Senior Producer here again to pull back the curtain on our Summer Reading special. This year's edition (#18!) was a relatively orderly one, with a trio of interviews that shared some common ground in pop culture, exploring philosophical issues in popular TV series, fictional movie universes, and semi-obscure sci-fi stories. The episode didn't wind up leaving too much on the cutting room floor, but there's still something extra to be heard in the uncut interviews below.
First up is Nathaniel Goldberg from Washington & Lee University, whose new book (co-authored with Chris Gavaler) is Revising Reality: How Sequels, Remakes, Retcons, and Rejects Explain the World. Nat holds the distinction of having been our first guest of the covid era, where he talked about superhero philosophy. This time he told Josh and Ray how we can understand developments in law, history, and science by applying models that writers and moviemakers use to expand their fictional universes.

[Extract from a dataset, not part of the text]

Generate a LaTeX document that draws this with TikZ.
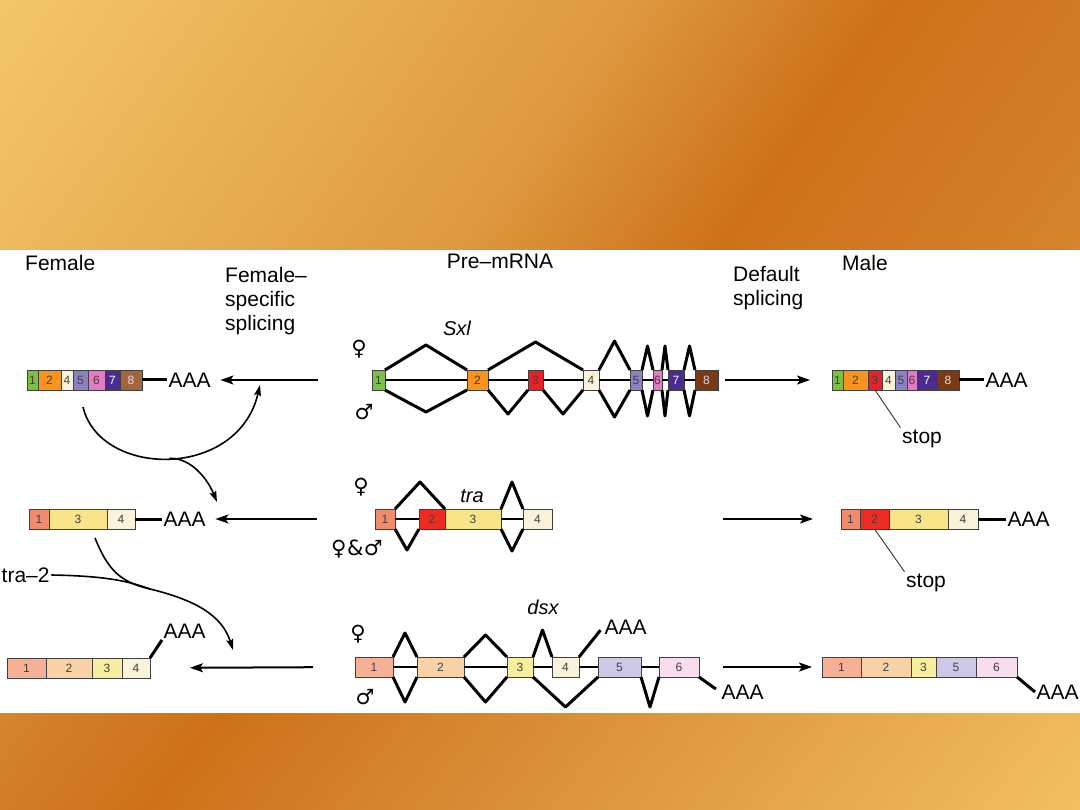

Next up is another recent book taking a deeper look at entertainment, specifically television. Sandra Laugier teaches philosophy at the Sorbonne in Paris but joined Josh and Ray in person at KALW to talk about her book, TV-Philosophy in Action: The Ethics and Politics of TV Series. For her, programs like Breaking Bad and Buffy the Vampire Slayer are not just aesthetically excellent TV shows but are also vehicles for moral education that become part of the events of their viewers' lives.
To round off this year's episode, we hear from Sara Uckelman from Durham University—a self-described "philosopher of language by day, writer of speculative fiction by night." Josh and Ray are both avid readers of science fiction and were interested Sara's suggestion for philosophical sci-fi, from both her own prolific pen and from other recent writers she's enjoyed. Sara also described how her fiction writing and her more formal philosophical work (mostly in logic) made use of many of the same tools.